Seit Grunge kam von der Gitarrenfront kein originär die Jugend prägender  neuer Stil. Auch in der elektronischen Musik war nach den Neunzigern mit Techno und Drum ’n‘ Bass Schluss mit bahnbrechend Neuem. Seither wird Altes rezitiert und frisch angerichtet. Das schmeckt kurz interessant, aber nährt nicht lange. Fancy Fastfood versus Oldschool Slowfood.

Es ist einfacher, eine neue Sau durchs Dorf zu jagen, als die langjährige Entwicklung eines Künstlers zu beurteilen.

Und für einmal sind nicht die Major Labels die Hauptschuldigen an der Musikmisere. Die setzen schon lange vor allem auf grosse Klassiker. Die Schuld trägt vor allem das Internet, wo Trends gleich weltweit gehypt werden, bevor sich eine neue Knospe abgeschottet zur Blüte entwickeln kann. So verglühen neue Ideen, bevor ein Kult oder gar eine Jugendkultur entsteht.

Mitschuld haben auch die Medienschaffenden, die in diesem Kesseltreiben unbedingt als Erste über ein neues Phänomen berichten wollen. Es ist einfacher, eine neue Sau durchs Dorf zu jagen, als die langjährige Entwicklung eines Künstlers zu beurteilen.

Altgedient, nicht einfach nur alt: Lombego Surfers mit Drummer Olivier Joliat (rechts).

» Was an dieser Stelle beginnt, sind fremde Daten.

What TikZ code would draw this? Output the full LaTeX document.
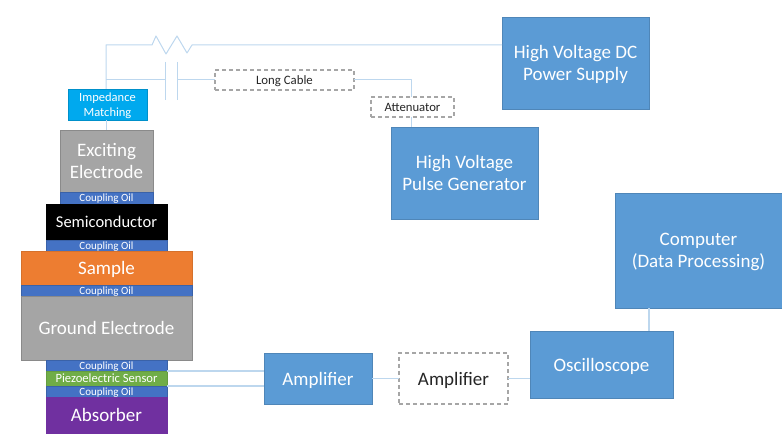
\documentclass[tikz,border=0pt]{standalone}
\usepackage{fontspec}
\setmainfont{Carlito}
\definecolor{wire}{HTML}{BDD7EE}
\definecolor{bluebox}{HTML}{5B9BD5}
\definecolor{blueedge}{HTML}{4F86B8}
\definecolor{oilfill}{HTML}{4472C4}
\definecolor{oiledge}{HTML}{3A62A8}
\definecolor{orangebox}{HTML}{ED7D31}
\definecolor{graybox}{HTML}{A5A5A5}
\definecolor{grayedge}{HTML}{8A8A8A}
\definecolor{greenbox}{HTML}{70AD47}
\definecolor{purplebox}{HTML}{7030A0}
\definecolor{cyanbox}{HTML}{00A9EE}
\tikzset{
  x=1pt,y=-1pt,
  base/.style={inner sep=0pt,outer sep=0pt,align=center,line width=0.7pt,text=white,text depth=0pt},
  wh/.style args={#1x#2}{minimum width=#1pt,minimum height=#2pt},
  bigbox/.style={base,fill=bluebox,draw=blueedge,font=\fontsize{19}{22.5}\selectfont},
  dashbox/.style={base,draw=black!35,dash pattern=on 4pt off 3pt,line width=1.1pt,text=black!85,fill=white},
  oil/.style={base,fill=oilfill,draw=oiledge,font=\fontsize{11}{12}\selectfont},
  layer/.style={base,font=\fontsize{19}{22.5}\selectfont},
  wireline/.style={draw=wire,line width=1pt,line join=round},
}
\begin{document}
\begin{tikzpicture}
\useasboundingbox (0,0) rectangle (782,435);
\node[bigbox,wh=147x92] (dc) at (575.5,63) {High Voltage DC\\Power Supply};
\node[bigbox,wh=147x92] (pulse) at (464.5,173) {High Voltage\\Pulse Generator};
\node[bigbox,wh=167x115] (comp) at (698.5,250.5) {Computer\\(Data Processing)};
\node[bigbox,wh=143x67] (osc) at (601.5,364.5) {Oscilloscope};
\node[bigbox,wh=108x51] (amp) at (318,378.5) {Amplifier};
\node[dashbox,wh=109x51,font=\fontsize{19}{22.5}\selectfont] (amptwo) at (453.5,378.5) {Amplifier};
\node[dashbox,wh=139x20,font=\fontsize{12.8}{14}\selectfont] (cable) at (284.5,80) {Long Cable};
\node[dashbox,wh=83x20,font=\fontsize{12.7}{14}\selectfont] (att) at (412.5,107) {Attenuator};
\node[base,fill=cyanbox,draw=cyanbox!85!black,wh=79x31,font=\fontsize{12.5}{15}\selectfont] (imp) at (107.5,104.5) {Impedance\\Matching};
\node[layer,fill=graybox,draw=grayedge,wh=93x62,text depth=-2pt] (exc) at (106.5,161) {Exciting\\Electrode};
\node[oil,wh=93x12] (oila) at (106.5,198) {Coupling Oil};
\node[layer,fill=black,draw=black,wh=121x36,font=\fontsize{16.5}{20}\selectfont] (semi) at (106.5,222) {Semiconductor};
\node[oil,wh=121x11] (oilb) at (106.5,245.5) {Coupling Oil};
\node[layer,fill=orangebox,draw=orangebox!90!black,wh=171x34] (samp) at (106.5,268) {Sample};
\node[oil,wh=171x11] (oilc) at (106.5,290.5) {Coupling Oil};
\node[layer,fill=graybox,draw=grayedge,wh=171x64] (gnd) at (106.5,328) {Ground Electrode};
\node[oil,wh=121x11] (oild) at (106.5,365.5) {Coupling Oil};
\node[base,fill=greenbox,draw=greenbox!90!black,wh=121x15,font=\fontsize{12.6}{14}\selectfont] (piezo) at (106.5,378.5) {Piezoelectric Sensor};
\node[oil,wh=121x11] (oile) at (106.5,391.5) {Coupling Oil};
\node[layer,fill=purplebox,draw=purplebox,wh=121x36,text depth=-1pt] (abs) at (106.5,415) {Absorber};
% named points of the resistor and capacitor
\coordinate (top) at (106,45);
\coordinate (ra) at (152,45);
\coordinate (rb) at (156,36);
\coordinate (rc) at (166,54);
\coordinate (rd) at (177,36);
\coordinate (re) at (187,53);
\coordinate (rf) at (192,45);
\coordinate (capj) at (106,80);
\coordinate (capl) at (165,80);
\coordinate (capr) at (177,80);
\coordinate (capla) at (165,62);
\coordinate (caplb) at (165,100);
\coordinate (capra) at (177,62);
\coordinate (caprb) at (177,100);
\coordinate (attin) at (411,97);
\coordinate (attout) at (411,117);
\coordinate (pulsein) at (411,127);
\coordinate (cablebend) at (411,80);
\coordinate (compout) at (649,308);
\coordinate (oscin) at (649,331);
\coordinate (excin) at (106,130);
\coordinate (impout) at (106,120);
\coordinate (impin) at (106,89);
\draw[wireline] (impin) -- (top) -- (ra) -- (rb) -- (rc) -- (rd) -- (re) -- (rf) -- (dc.west |- rf);
\draw[wireline] (capj) -- (capl);
\draw[wireline] (capla) -- (caplb);
\draw[wireline] (capra) -- (caprb);
\draw[wireline] (capr) -- (cable.west);
\draw[wireline] (cable.east) -- (cablebend) -- (attin);
\draw[wireline] (attout) -- (pulsein);
\draw[wireline] (impout) -- (excin);
\draw[wireline,line width=1.2pt] (piezo.north east) -- (amp.west |- piezo.north east);
\draw[wireline,line width=1.2pt] (piezo.south east) -- (amp.west |- piezo.south east);
\draw[wireline] (amp.east) -- (amptwo.west);
\draw[wireline] (amptwo.east) -- (amptwo.east -| osc.west);
\draw[wireline,line width=1.4pt] (compout) -- (oscin);
\end{tikzpicture}
\end{document}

Und auch in Jurys steckt der Jugendwahn. Das Publikum, also die Fans, wählten Brandhärd, Lovebugs und Lombego Surfers schon für den Poppreis Basel. Die Jury-Mitglieder aus dem Business setzten dagegen immer auf eine «junge, hoffnungsvolle Band». Als hätten wir Alten keine Pläne mehr!

Auch wir wollen weiter touren und neue Fans erreichen. Respekt und Ehrgehudel, weil wir die äusserst lebendige Basler Szene mitaufgebaut und die eine oder den anderen vielleicht inspiriert oder gar am Instrument unterrichtet haben, das qualifiziert uns noch immer nicht für den Ruhestand!

Waren wir nicht selbst mal so? «Verschwende deine Jugend» klingt auch erst in der Retrospektive intellektuell.

Aber genug Mimimi. Das Alter hat gelehrt: Populärmusik ist nun mal Jugendkultur. Uns Altgedienten bleiben dafür ein über lange Jahre aufgebautes treues Publikum – und die Jubiläen. Schön, stossen immer wieder neugierige Junge dazu. Das Generationenübergreifende ist wichtig. Den beiden jungen Schreibenden würde diese Lektion sicher nicht schaden …

Aber zum Schluss noch eine Replik an alle Kommentarspaltenschreiber, welche den Praktikanten und die Jungredaktorin wegen Unwissen und schnodderiger Unerfahrenheit anprangern: Das gehört naturgemäss zu jungen Schnöseln. Waren wir nicht selbst mal so? «Verschwende deine Jugend» klingt auch erst in der Retrospektive intellektuell. Heute wissen wir dank Erfahrung mehr und manches auch besser, seit wir uns auch für Country Music interessieren.

Adressiert eure Wutschreiben für mehr und besseren Musikjournalismus deshalb besser an die alten Entscheidungsträger in den Chefsesseln. Die Jungen sollen ruhig vorlaut rüpeln! Hoffentlich entsteht daraus mal wieder etwas Neues.